Students of different races that transfer to UAHS may find themselves out of place, wondering where they would fit in and turning immediately to whomever they can relate to. Suber notices this and sympathizes for these students.

“I think we need more culture at UA,” Suber said. “I feel bad for new students at UA who do not know where they fit in.”

This is not the case for Kilstrom and his group of friends who believe they have a very diverse social group. Kilstrom and his friend, Corbin Grimm, who is Caucasian, said they have been friends since the eighth grade.

Grimm, who also attends the Columbus Downtown High School for half a day, is happy to have such a diverse set of friends. In fact, he can not imagine what it would be like to only have friends of his race.

“It could be a little weird only having white friends,” Grimm said. “I think it is nice having diversity in our group.”

Grimm and Kilstrom admit that they and the rest of their friends share racist jokes at the expense of each other. Neither of them find it to be offensive as long as it is all in good fun.

In the past, the two of them remember times they had to overcome a few racial obstacles of their own. According to Grimm, his grandmother, like Kilstrom’s, can have an old fashioned perspective that can be construed as racist.

“She usually throws around the N-word around Michael,” Grimm admits. Grimm believes that her attitude comes from where and when she was brought up and not hatred for Kilstrom.

“She grew up in that time and does not know any better,” Grimm said. “She just has that mind set.”

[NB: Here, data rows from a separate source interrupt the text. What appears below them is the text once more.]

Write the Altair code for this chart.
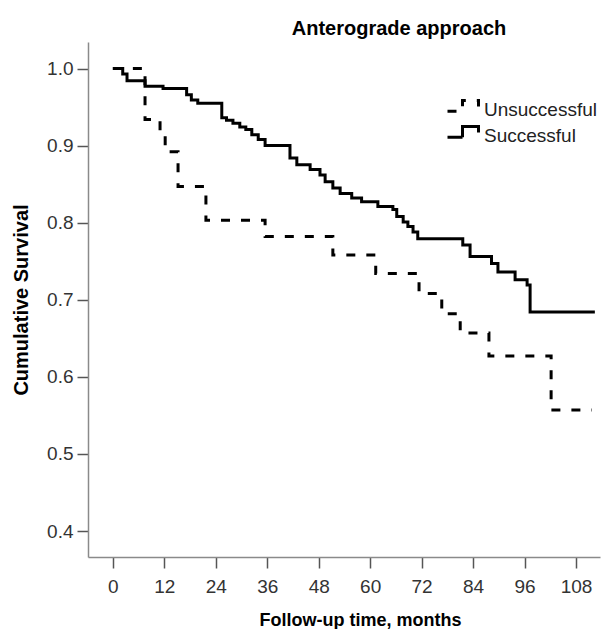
import altair as alt
import pandas as pd

# Kaplan-Meier step curves (months, cumulative survival)
succ_t = [0, 2.3, 3.3, 7.5, 11.7, 17.2, 18.3, 19.8, 25.4, 26.5, 28.0, 29.6, 31.0, 32.4, 33.9,
          35.5, 41.3, 42.9, 46.0, 48.3, 49.5, 51.3, 53.0, 55.7, 58.0, 61.8, 65.3, 66.2, 67.7,
          68.8, 70.0, 71.1, 81.6, 83.3, 88.3, 89.8, 93.8, 96.6, 97.3, 112.4]
succ_s = [1.0, 0.993, 0.984, 0.977, 0.974, 0.966, 0.959, 0.955, 0.936, 0.933, 0.929, 0.924, 0.921,
          0.914, 0.908, 0.900, 0.884, 0.875, 0.869, 0.862, 0.853, 0.845, 0.838, 0.832, 0.827,
          0.821, 0.817, 0.808, 0.801, 0.795, 0.788, 0.779, 0.771, 0.756, 0.747, 0.736, 0.726,
          0.719, 0.684, 0.684]

unsucc_t = [0, 7.5, 11.0, 12.2, 15.2, 21.7, 35.5, 51.3, 61.3, 71.4, 76.7, 81.0, 87.7, 102.2, 111.7]
unsucc_s = [1.0, 0.934, 0.913, 0.892, 0.847, 0.803, 0.782, 0.758, 0.734, 0.708, 0.682, 0.657,
            0.627, 0.557, 0.557]

groups = ["Unsuccessful", "Successful"]
x_ticks = [0, 12, 24, 36, 48, 60, 72, 84, 96, 108]
y_ticks = [0.4, 0.5, 0.6, 0.7, 0.8, 0.9, 1.0]

rows = []
for i, (t, s) in enumerate(zip(unsucc_t, unsucc_s)):
    rows.append({"time": t, "surv": s, "group": groups[0], "order": i})
for i, (t, s) in enumerate(zip(succ_t, succ_s)):
    rows.append({"time": t, "surv": s, "group": groups[1], "order": i})
df = pd.DataFrame(rows)

FONT = "Liberation Sans"
step_glyph = "M-2.0,0.17 L-0.5,0.17 L-0.5,-0.9 L1.1,-0.9 L1.1,-0.3"

chart = (
    alt.Chart(df)
    .mark_line(interpolate="step-after", color="black", strokeWidth=3, strokeCap="butt")
    .encode(
        x=alt.X(
            "time:Q",
            scale=alt.Scale(domain=[-5.8, 113.6], nice=False, zero=False),
            axis=alt.Axis(
                values=x_ticks,
                title="Follow-up time, months",
                titleX=272,
                titleAlign="center",
                titleFontSize=18,
                tickSize=11,
                labelPadding=9,
                titlePadding=15,
            ),
        ),
        y=alt.Y(
            "surv:Q",
            scale=alt.Scale(domain=[0.3663, 1.0344], nice=False, zero=False),
            axis=alt.Axis(
                values=y_ticks,
                format=".1f",
                title="Cumulative Survival",
                titleFontSize=20,
                tickSize=11,
                labelPadding=4,
                titlePadding=15,
            ),
        ),
        strokeDash=alt.StrokeDash(
            "group:N",
            scale=alt.Scale(domain=groups, range=[[9, 11], [1, 0]]),
            legend=alt.Legend(
                title=None,
                orient="none",
                legendX=368,
                legendY=56,
                padding=0,
                symbolType=step_glyph,
                symbolSize=400,
                symbolStrokeWidth=3,
                symbolStrokeColor="black",
                symbolFillColor="transparent",
                labelFontSize=19,
                labelFont=FONT,
                labelColor="#222222",
                labelOffset=5,
                rowPadding=0,
            ),
        ),
        order="order:Q",
    )
    .properties(
        width=512,
        height=515,
        padding={"left": 88, "top": 42, "right": 3, "bottom": 72},
        autosize=alt.AutoSizeParams(type="none"),
        title=alt.TitleParams(
            "Anterograde approach",
            font=FONT,
            fontSize=20,
            fontWeight="bold",
            color="black",
            dx=55,
            offset=3,
        ),
    )
    .configure_view(stroke=None)
    .configure_axis(
        grid=False,
        domainColor="#8a8a8a",
        domainWidth=1.5,
        tickColor="#555555",
        tickWidth=1.5,
        labelFont=FONT,
        labelFontSize=19,
        labelColor="#333333",
        titleFont=FONT,
        titleFontWeight="bold",
        titleColor="black",
    )
)

chart.save("out.html", embed_options={"renderer": "svg", "actions": False})
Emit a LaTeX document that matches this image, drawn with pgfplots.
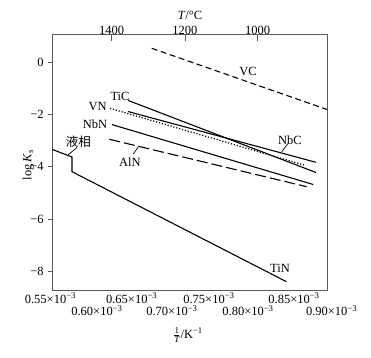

To Suber, diversity is an important part of feeling comfortable in school. She admits to feeling out of place on one or more occasions in elementary school.

“Sometimes I wish I lived in a different place with more diversity,” Suber said.

Though she felt like this in the beginning, Suber surrounded herself with friends of different races as a way of feeling individual.

“[When I was younger], I hung out with a lot of people who were different races,” Suber said. “I feel comfortable being an individual. It’s a bittersweet feeling.”